Por outro lado, vejo a “estilística do olhar’ como um recurso muito associado ao sentimento do amor ou de um possível e latente despertar desse sentimento cedo ou tarde ao longo da história. Vejo mesmo, na focalização da câmera, que esse recurso torna-se, por sua própria natureza, uma expressiva notação da fisionomia da personagem que, por ser reiterativa nessa narrativa televisiva, propicia ao analista uma maior abrangência perceptiva. Quer dizer, esse modo de ver a personagem de maneira sutil se realiza num tempo curto, mas de grande efeito dramático, o qual mais se comunica pelo silêncio acompanhando o “olhar.” Perde-se a oralidade do diálogo, mas se ganha admiravelmente em sua profundidade, em sua verticalidade, repito.

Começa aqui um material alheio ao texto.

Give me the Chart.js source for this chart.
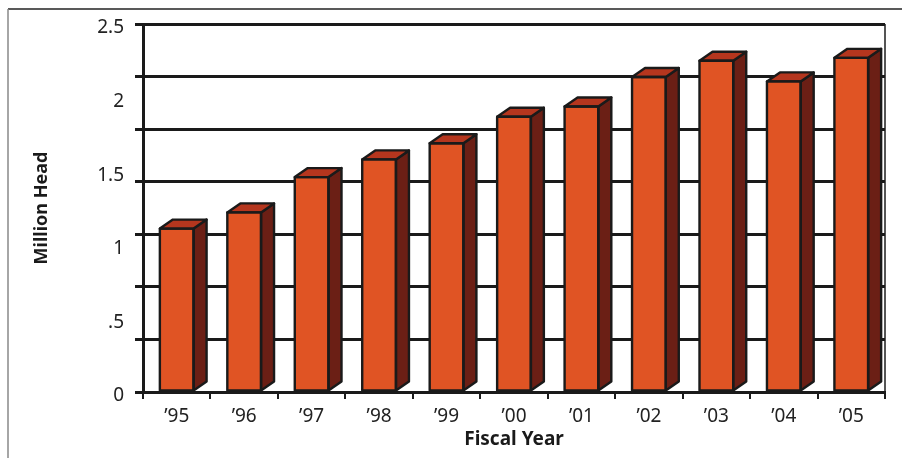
<!DOCTYPE html>
<html lang="en">
<head>
<meta charset="UTF-8">
<script src="https://cdn.jsdelivr.net/npm/chart.js"></script>
<title>Million Head by Fiscal Year</title>
<style>
    * { margin: 0; padding: 0; }
    body { background: #fff; }
    .contenedor { width: 902px; height: 458px; position: relative; }
</style>
</head>
<body>
<div class="contenedor">
    <canvas id="myChart"></canvas>
</div>
<script>
    // data
    const years = ['\u201995', '\u201996', '\u201997', '\u201998', '\u201999', '\u201900', '\u201901', '\u201902', '\u201903', '\u201904', '\u201905'];
    const millionHead = [1.11, 1.22, 1.46, 1.58, 1.69, 1.87, 1.94, 2.14, 2.25, 2.11, 2.27];
    const labelTicks = [0, 0.5, 1, 1.5, 2, 2.5];
    const gridSteps = 7; // the back wall has 7 grid bands between 0 and 2.5

    const FRONT = '#E05424';
    const SIDE = '#6B1F15';
    const TOP = '#B5361E';
    const EDGE = '#1a1a1a';
    const DX = 13, DY = -9;

    // side and top faces for the fake 3D look, built from the bar elements
    const bars3d = {
        id: 'bars3d',
        afterDatasetsDraw(chart) {
            const c = chart.ctx;
            const meta = chart.getDatasetMeta(0);
            c.save();
            c.lineWidth = 2.4;
            c.lineJoin = 'round';
            c.strokeStyle = EDGE;
            meta.data.forEach(bar => {
                const p = bar.getProps(['x', 'y', 'base', 'width'], true);
                const l = p.x - p.width / 2;
                const r = p.x + p.width / 2;
                // side
                c.beginPath();
                c.moveTo(r, p.y);
                c.lineTo(r + DX, p.y + DY);
                c.lineTo(r + DX, p.base + DY);
                c.lineTo(r, p.base);
                c.closePath();
                c.fillStyle = SIDE;
                c.fill();
                c.stroke();
                // top
                c.beginPath();
                c.moveTo(l, p.y);
                c.lineTo(l + DX, p.y + DY);
                c.lineTo(r + DX, p.y + DY);
                c.lineTo(r, p.y);
                c.closePath();
                c.fillStyle = TOP;
                c.fill();
                c.stroke();
                // redraw front outline so it stays crisp
                c.strokeRect(l, p.y, p.width, p.base - p.y);
            });
            c.restore();
        }
    };

    // outer frame + right wall line
    const frame = {
        id: 'frame',
        beforeDraw(chart) {
            const c = chart.ctx;
            const a = chart.chartArea;
            c.save();
            c.fillStyle = '#fff';
            c.fillRect(0, 0, chart.width, chart.height);
            c.strokeStyle = '#222';
            c.lineWidth = 1.5;
            c.beginPath();
            c.moveTo(8, 9);
            c.lineTo(chart.width, 9);
            c.stroke();
            c.strokeStyle = '#888';
            c.beginPath();
            c.moveTo(8, 9);
            c.lineTo(8, chart.height);
            c.stroke();
            c.strokeStyle = '#555';
            c.lineWidth = 2;
            c.beginPath();
            c.moveTo(a.right, a.top);
            c.lineTo(a.right, a.bottom);
            c.stroke();
            c.restore();
        }
    };

    const ctx = document.getElementById('myChart').getContext('2d');
    new Chart(ctx, {
        type: 'bar',
        data: {
            labels: years,
            datasets: [{
                data: millionHead,
                backgroundColor: FRONT,
                borderColor: EDGE,
                borderWidth: 0,
                categoryPercentage: 1,
                barPercentage: 0.5
            }]
        },
        options: {
            responsive: true,
            maintainAspectRatio: false,
            animation: false,
            layout: { padding: { top: 24, right: 17, left: 0, bottom: 0 } },
            plugins: {
                legend: { display: false },
                tooltip: { enabled: false }
            },
            scales: {
                x: {
                    offset: true,
                    grid: {
                        offset: true,
                        drawOnChartArea: false,
                        drawTicks: true,
                        tickLength: 7,
                        color: EDGE,
                        lineWidth: 2
                    },
                    border: { display: true, color: EDGE, width: 3 },
                    ticks: {
                        color: '#222',
                        padding: 6,
                        font: { family: 'Noto Sans', size: 19 }
                    },
                    title: {
                        display: true,
                        text: 'Fiscal Year',
                        color: '#1a1a1a',
                        font: { family: 'Noto Sans', size: 19, weight: 'bold' },
                        padding: { top: 0, bottom: 7 }
                    },
                    afterFit: s => { s.height = 66; }
                },
                y: {
                    position: 'left',
                    weight: 0,
                    min: 0,
                    max: 2.5,
                    afterBuildTicks: s => {
                        s.ticks = [];
                        for (let i = 0; i <= gridSteps; i++) s.ticks.push({ value: 2.5 * i / gridSteps });
                    },
                    grid: { color: EDGE, lineWidth: 3, tickLength: 8 },
                    border: { display: true, color: EDGE, width: 3 },
                    ticks: { display: false },
                    afterFit: s => { s.width = 8; }
                },
                y2: {
                    position: 'left',
                    weight: 1,
                    min: 0,
                    max: 2.5,
                    afterBuildTicks: s => { s.ticks = labelTicks.map(v => ({ value: v })); },
                    grid: { display: false, drawTicks: false },
                    border: { display: false },
                    ticks: {
                        color: '#222',
                        padding: 11,
                        labelOffset: 4,
                        font: { family: 'Noto Sans', size: 19 },
                        callback: v => v === 0 ? '0' : String(v).replace(/^0\./, '.')
                    },
                    title: {
                        display: true,
                        text: 'Million Head',
                        color: '#1a1a1a',
                        font: { family: 'Noto Sans', size: 18, weight: 'bold' },
                        padding: { top: 31, bottom: 0 }
                    },
                    afterFit: s => { s.width = 135; }
                }
            }
        },
        plugins: [frame, bars3d]
    });
</script>
</body>
</html>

Para completar essa fórmula de comunicação das emoções entre as personagens vivendo uma grande experiência amorosa permanente ou continuada, é inegável que da parte dos telespectadores exista uma fruição que se colocaria no mesmo circuito comunicativo, como que instaurando um tripé de cumplicidade pelo lado da emoção e da identificação sublimadora entre os sentimentos da representação dramática e da própria experiência sentimental do telespectador. Disso são exemplos algumas trocas de olhares entre os personagens gêmeos, Miguel e Jorge, e as figuras femininas com quem formam pares amorosos, O mesmo valeria para os personagem Bruno, Marcos e outros.
Observar detidamente esta “estilística do olhar’ será uma das maneiras fecundas de apreensão da visão do autor sobre o “olhar” e sua indispensável estratégia de dar foros de autenticidade e verossimilhança, e - não se esqueça -, essa estratégia é que reponde por um dos valores estéticos da novela. Em outras palavras, o “olhar” na novela, pelo silêncio e pela suspensão momentânea da fala, é chave valiosa para um mergulho denso de emoções de profunda tentativa de comunicar-se com o ente amado, não o fazendo com palavras explícitas, mas escondendo afirmações e anseios semiotizados pela “estilística do olhar” de quem queria abrir seu coração e afirmar sua subjetividade amorosa. A emoção não verbalizada se frustra em parte, mas no seu interior permanece em ebulição. Tal elemento, na estrutura da novela, se me afigura de capital importância.